Austrian physician and botanist (1871–1928)

August von Hayek (14 December 1871 – 11 June 1928) was an Austrian physician and botanist born in Vienna.

== Early life and education ==
August von Hayek was born on 14 December 1871 in Vienna, to naturalist Gustav von Hayek and Sidonie Marie Anna Mayerhofer.

In 1895 he obtained his medical doctorate from the University of Vienna. Soon, he was employed by the municipal ministry of health. He obtained his PhD in 1905.

== Career ==
Beginning in 1922, he taught classes at the Hochschule für Bodenkultur in Vienna, and from 1926, he was an associate professor at the university. He died in 1928 in Vienna.

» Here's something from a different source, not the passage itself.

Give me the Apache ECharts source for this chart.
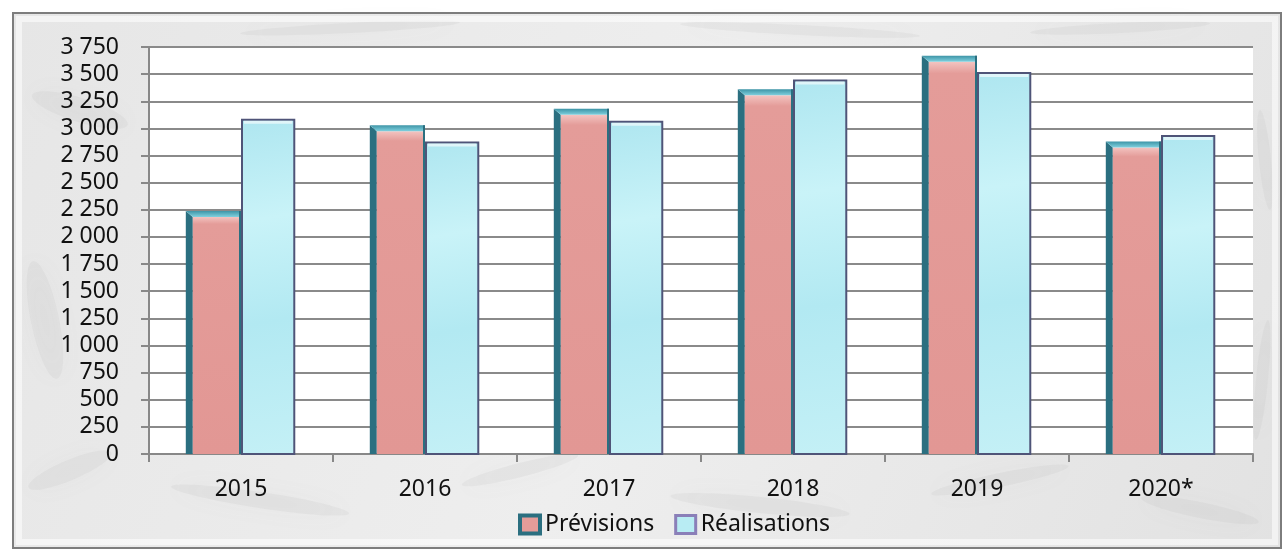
<!DOCTYPE html>
<html lang="fr">
<head>
    <meta charset="UTF-8">
    <title>Prévisions et réalisations</title>
    <style>
        html, body { margin: 0; padding: 0; background: #fff; }
        #box { width: 1286px; height: 554px; }
    </style>
</head>
<body>
<div id="box"></div>
<script src="https://cdn.jsdelivr.net/npm/echarts@6/dist/echarts.min.js"></script>
<script>
    // données
    var years = ['2015', '2016', '2017', '2018', '2019', '2020*'];
    var previsions = [2240, 3030, 3180, 3360, 3670, 2880];
    var realisations = [3090, 2880, 3070, 3450, 3520, 2940];
    var yTicks = [0, 250, 500, 750, 1000, 1250, 1500, 1750, 2000, 2250, 2500, 2750, 3000, 3250, 3500, 3750];

    var fontName = '"Noto Sans", "DejaVu Sans", sans-serif';
    var teal = '#2b6f80';
    var slate = '#4f5478';

    function fmt(v) {
        if (v < 1000) return String(v);
        var r = String(v % 1000);
        while (r.length < 3) r = '0' + r;
        return Math.floor(v / 1000) + ' ' + r;
    }

    // colonne rose avec côté et dessus en relief
    function renderPrev(params, api) {
        var top = api.coord([api.value(0), api.value(1)]);
        var base = api.coord([api.value(0), 0]);
        var w = api.size([1, 0])[0] * 0.3;
        var x0 = top[0] - w, x1 = top[0];
        var yT = top[1], yB = base[1];
        var side = 7, cap = 6;
        return {
            type: 'group',
            children: [
                {type: 'polygon', shape: {points: [[x0, yT], [x0 + side, yT + cap], [x0 + side, yB], [x0, yB]]},
                    style: {fill: teal}},
                {type: 'rect', shape: {x: x0 + side, y: yT + cap, width: w - side - 2, height: yB - yT - cap},
                    style: {fill: new echarts.graphic.LinearGradient(0, 0, 0, 1, [
                        {offset: 0, color: '#f3c4c1'}, {offset: 0.03, color: '#e49c99'}, {offset: 1, color: '#e29794'}])}},
                {type: 'polygon', shape: {points: [[x0, yT], [x1, yT], [x1 - 2, yT + cap], [x0 + side, yT + cap]]},
                    style: {fill: new echarts.graphic.LinearGradient(0, 0, 0, 1, [
                        {offset: 0, color: '#3d94a6'}, {offset: 1, color: '#7fd0de'}])}},
                {type: 'rect', shape: {x: x1 - 2, y: yT, width: 2, height: yB - yT}, style: {fill: teal}}
            ]
        };
    }

    // colonne bleu clair
    function renderReal(params, api) {
        var top = api.coord([api.value(0), api.value(1)]);
        var base = api.coord([api.value(0), 0]);
        var w = api.size([1, 0])[0] * 0.295;
        var x0 = top[0];
        return {
            type: 'group',
            children: [
                {type: 'rect', shape: {x: x0 + 1, y: top[1] + 1, width: w - 2, height: base[1] - top[1] - 1},
                    style: {
                        fill: new echarts.graphic.LinearGradient(0, 0, 1, 1, [
                            {offset: 0, color: '#aee6f0'}, {offset: 0.3, color: '#c9f3f8'},
                            {offset: 0.6, color: '#b2e9f2'}, {offset: 1, color: '#c4f0f6'}]),
                        stroke: slate, lineWidth: 2
                    }},
                {type: 'rect', shape: {x: x0 + 3, y: top[1] + 2, width: w - 6, height: 3},
                    style: {fill: 'rgba(255,255,255,0.6)'}}
            ]
        };
    }

    var chart = echarts.init(document.getElementById('box'), null, {renderer: 'canvas'});

    // fond marbré : quelques veines grises floues
    var veins = [
        [80, 110, 50, 12, -0.3], [45, 320, 14, 60, 0.2], [70, 470, 45, 10, 0.4], [260, 500, 90, 8, -0.15],
        [520, 470, 60, 7, 0.25], [760, 505, 90, 8, -0.1], [1000, 480, 70, 7, 0.2], [1200, 510, 60, 8, -0.2],
        [1265, 160, 6, 50, 0.1], [1262, 380, 6, 60, -0.1], [350, 28, 110, 5, 0.05], [800, 30, 120, 5, -0.05],
        [1120, 28, 90, 5, 0.05]
    ];
    var graphics = [
        {type: 'rect', left: 13, top: 13, shape: {width: 1268, height: 535},
            style: {fill: new echarts.graphic.LinearGradient(0, 0, 1, 1, [
                {offset: 0, color: '#e6e6e6'}, {offset: 0.5, color: '#eeeeee'}, {offset: 1, color: '#e2e2e2'}])}, z: -10}
    ];
    veins.forEach(function (b) {
        graphics.push({type: 'ellipse', x: b[0], y: b[1], rotation: b[4], shape: {cx: 0, cy: 0, rx: b[2], ry: b[3]},
            style: {fill: 'rgba(170,170,170,0.12)', shadowBlur: 24, shadowColor: 'rgba(150,150,150,0.35)'}, z: -9});
    });
    graphics.push(
        {type: 'rect', shape: {x: 19, y: 19, width: 1256, height: 523},
            style: {fill: null, stroke: 'rgba(255,255,255,0.55)', lineWidth: 6}, z: -8},
        {type: 'rect', shape: {x: 13, y: 13, width: 1268, height: 535},
            style: {fill: null, stroke: '#7d7d7d', lineWidth: 2}, z: -8}
    );

    var option = {
        animation: false,
        backgroundColor: '#ffffff',
        graphic: graphics,
        grid: {
            left: 149, right: 33, top: 47, bottom: 100,
            show: true, backgroundColor: '#ffffff', borderWidth: 0
        },
        legend: {
            left: 513, top: 508,
            itemWidth: 20, itemHeight: 18, itemGap: 20,
            icon: 'rect',
            textStyle: {fontFamily: fontName, fontSize: 23, color: '#111'},
            data: [
                {name: 'Prévisions', itemStyle: {color: '#e49c99', borderColor: teal, borderWidth: 4}},
                {name: 'Réalisations', itemStyle: {color: '#b8ecf3', borderColor: '#8a7fb8', borderWidth: 3}}
            ]
        },
        xAxis: {
            type: 'category',
            data: years,
            axisLine: {lineStyle: {color: '#888', width: 2}},
            axisTick: {show: true, length: 8, lineStyle: {color: '#888', width: 2}},
            axisLabel: {fontFamily: fontName, fontSize: 23, color: '#111', margin: 24}
        },
        yAxis: {
            type: 'value',
            min: yTicks[0], max: yTicks[yTicks.length - 1], interval: 250,
            axisLine: {show: true, lineStyle: {color: '#888', width: 2}},
            axisTick: {show: true, length: 8, lineStyle: {color: '#888', width: 2}},
            splitLine: {lineStyle: {color: '#8a8a8a', width: 2}},
            axisLabel: {fontFamily: fontName, fontSize: 23, color: '#111', margin: 30, formatter: fmt}
        },
        series: [
            {
                name: 'Prévisions', type: 'custom', renderItem: renderPrev,
                itemStyle: {color: '#e49c99'},
                encode: {x: 0, y: 1},
                data: previsions.map(function (v, i) { return [i, v]; }),
                z: 3
            },
            {
                name: 'Réalisations', type: 'custom', renderItem: renderReal,
                itemStyle: {color: '#b8ecf3'},
                encode: {x: 0, y: 1},
                data: realisations.map(function (v, i) { return [i, v]; }),
                z: 3
            }
        ]
    };
    chart.setOption(option);
</script>
</body>
</html>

He is remembered for phytogeographical investigations that took place within the Austria-Hungarian Empire, in particular, Styria and the Balkans. He also conducted detailed studies on the historical development of flora found along the eastern and southeastern edge of the Alps. In the field of plant systematics, he specialized in Centaurea species native to Austria-Hungary.

== Personal life and death ==
He was married to Felicitas von Juraschek. Their children were Friedrich, Heinrich, and Erich.

He died on 11 June 1928 in Vienna.

== Principal works ==
- "Prodromus Florae Peninsulae Balkanicae 1. Band. Pteridophyta, Gymnospermae, Dicotyledoneae (Apetalae et Choripetalae)" (Prodomus of Balkan Peninsula flora).
- Friedrich Markgraf. "Prodromus Florae Peninsulae Balcanicae. 2. Band. Dicotyledoneae Sympetalae"
- Friedrich Markgraf. "Prodromus Florae Peninsulae Balcanicae. 3. Band. Monocotyledoneae"
- "Flora von der Steiermark: eine systematische Bearbeitung der im Herzogtum Steiermark wildwachsenden oder im Grossen gebauten Farn- und Blütenpflanzen nebst einer pflanzengeographischen Schilderung des Landes" (1908)
- Schedae ad Florum stiriacum exsiccatum, 1904–1912.
- "Die Pflanzendecke Österreich-Ungarns" (1916)
- "Allgemeine Pflanzengeographie" (1926)
----
Hayek edited two exsiccata series, namely Flora stiriaca exsiccata and Centaureae exsiccatae criticae.